State Waivers of Preemption
Reducing the reach of the federal preemption provisions, the Lautenberg Act includes substantial state waiver provisions. Specifically, states may seek a mandatory waiver from pause preemption or a discretionary waiver from general preemption where certain criteria are established. Under the waiver provisions, EPA must grant a state a waiver from pause preemption if the state enacted a statute or proposed or finalized an administrative action intended to prohibit the use of a chemical no later than 18 months after EPA initiates the prioritization process for a chemical or when EPA publishes the scope of its risk evaluation, whichever is sooner. EPA must also grant a waiver regarding pause preemption if a state applies to EPA and demonstrates that a proposed state restriction would not unduly burden interstate commerce and would not cause a violation of federal law, and the state’s concern about the chemical in question is based on peer-reviewed science.

States may also apply to EPA for discretionary waivers from the general preemption provisions. However, such waivers require rulemaking by EPA based on a determination that (i) compelling conditions warrant granting the waiver to protect health or the environment, (ii) compliance with the proposed state requirement would place no undue burden on interstate commerce, and (iii) the proposed state requirement is designed to address a risk that was identified using the best available science. Given the requirement for rulemaking and the required substantive determination, it appears unlikely that discretionary preemption would be feasible in any but extraordinary circumstances. However, there are many open questions regarding the role of this discretionary waiver. One important open question is whether EPA could grant a waiver if EPA had previously promulgated a final rule regarding a given chemical that included a safety standard that was weaker than the standard proposed by the state in its waiver application.

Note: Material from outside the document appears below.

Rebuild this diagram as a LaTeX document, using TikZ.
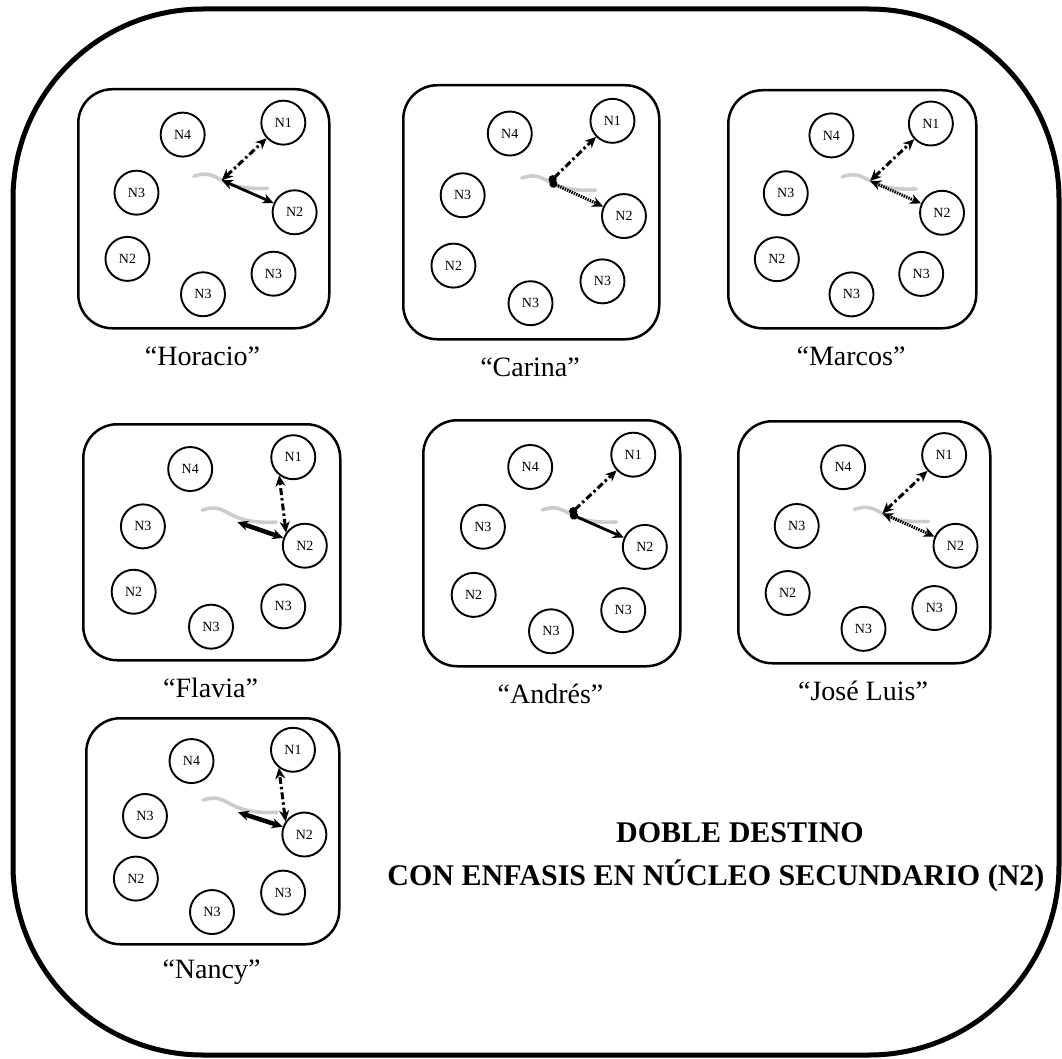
\documentclass[tikz,border=0pt]{standalone}
\usepackage{fontspec}
\setmainfont{Liberation Serif}
\usetikzlibrary{arrows.meta}

\tikzset{
  panelbox/.style={draw, line width=2.5pt, rounded corners=34pt, anchor=north west},
  nucleo/.style={draw, circle, line width=1.9pt, minimum size=44pt, inner sep=0pt,
    font=\fontsize{14}{16}\selectfont},
  nombre/.style={font=\fontsize{28}{32}\selectfont},
  titulo/.style={font=\bfseries\fontsize{30}{34}\selectfont},
  trazo/.style={line width=3.6pt, gray!40, line cap=round},
  rayapunto/.style={line width=3pt, dash pattern=on 7pt off 3pt on 2.5pt off 3pt},
  continua/.style={line width=2.8pt},
  cuadritos/.style={line width=3pt, dash pattern=on 1.5pt off 1pt},
  gruesa/.style={line width=4.5pt},
  >={Stealth[length=11pt,width=10pt]}
}

% one group: name, x, y, width, height, label
\newcommand{\grupo}[6]{
  \node[panelbox, minimum width=#4pt, minimum height=#5pt] (#1) at (#2,#3) {};
  \begin{scope}[shift={(#2,#3)}, x=#4pt, y=-#5pt]
    \node[nucleo] (#1-n1)  at (0.822,0.145) {N1};
    \node[nucleo] (#1-n4)  at (0.421,0.195) {N4};
    \node[nucleo] (#1-n3a) at (0.237,0.438) {N3};
    \node[nucleo] (#1-n2b) at (0.867,0.520) {N2};
    \node[nucleo] (#1-n2a) at (0.201,0.715) {N2};
    \node[nucleo] (#1-n3b) at (0.783,0.777) {N3};
    \node[nucleo] (#1-n3c) at (0.502,0.863) {N3};
    \coordinate (#1-c) at (0.577,0.386);
  \end{scope}
  \node[nombre] (#1-lbl) at (#2+#4/2, #3+#5+29) {#6};
  % gray stroke behind the arrows
  \draw[trazo] ([shift={(-28,-4)}]#1-c) .. controls ([shift={(-14,-9)}]#1-c) and ([shift={(-8,-4)}]#1-c) .. (#1-c)
    .. controls ([shift={(12,7)}]#1-c) and ([shift={(28,9)}]#1-c) .. ([shift={(46,8)}]#1-c);
}

\begin{document}
\begin{tikzpicture}[x=1pt, y=-1pt]
  \useasboundingbox (0,0) rectangle (1062,1059);
  \draw[line width=5pt, rounded corners=190pt] (13,9) rectangle (1059,1055);

  \grupo{ho}{77}{88}{251}{239}{“Horacio”}
  \grupo{ca}{402}{84}{256}{254}{“Carina”}
  \grupo{ma}{727}{89}{248}{238}{“Marcos”}
  \grupo{fl}{82}{423}{257}{236}{“Flavia”}
  \grupo{an}{422}{419}{257}{246}{“Andrés”}
  \grupo{jl}{737}{420}{252}{242}{“José Luis”}
  \grupo{na}{85}{717}{253}{226}{“Nancy”}

  % Horacio
  \draw[rayapunto, <->] (ho-c) -- (ho-n1);
  \draw[continua, <->] (ho-c) -- (ho-n2b);
  % Carina
  \draw[rayapunto, {Circle[length=8pt]}->] (ca-c) -- (ca-n1);
  \draw[cuadritos, {Circle[length=8pt]}->] (ca-c) -- (ca-n2b);
  % Marcos
  \draw[rayapunto, <->] (ma-c) -- (ma-n1);
  \draw[cuadritos, <->] (ma-c) -- (ma-n2b);
  % Flavia
  \draw[rayapunto, <->] (fl-n2b.145) -- (fl-n1.232);
  \draw[gruesa, <->] ([shift={(7,8)}]fl-c) -- (fl-n2b.160);
  % Andres
  \draw[rayapunto, {Circle[length=8pt]}->] (an-c) -- (an-n1);
  \draw[continua, {Circle[length=8pt]}->] (an-c) -- (an-n2b);
  % Jose Luis
  \draw[rayapunto, <->] (jl-c) -- (jl-n1);
  \draw[cuadritos, <->] (jl-c) -- (jl-n2b);
  % Nancy
  \draw[rayapunto, <->] (na-n2b.145) -- (na-n1.232);
  \draw[gruesa, <->] ([shift={(7,8)}]na-c) -- (na-n2b.160);

  \node[titulo] (tit1) at (740,833) {DOBLE DESTINO};
  \node[titulo] (tit2) at (716,876) {CON ENFASIS EN NÚCLEO SECUNDARIO (N2)};
\end{tikzpicture}
\end{document}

In addition to other significant provisions of the Lautenberg Act discussed in prior alerts, the TSCA amendments include complicated preemption provisions that determine the relative authority of states and EPA to regulate the chemical industry. Understanding how and when states, as well as EPA, may regulate manufacturing, processing, and distribution in commerce of chemical substances is an important component of realizing the full effect of the new regulatory framework for chemicals in the United States.

Looking forward, industry players would be well advised to engage legal and policy professionals to advocate for their interests as EPA develops rules and guidance during the next few years. The extent to which state laws will be preempted will be substantially affected by the hazards, exposures, risks, and uses or conditions of use studied by EPA in its risk evaluations. In addition to participating in the initial rulemaking process, businesses should also carefully monitor chemical risk evaluations on the federal and state level as an indicator of significant regulatory risk related to a given chemical or category of chemicals.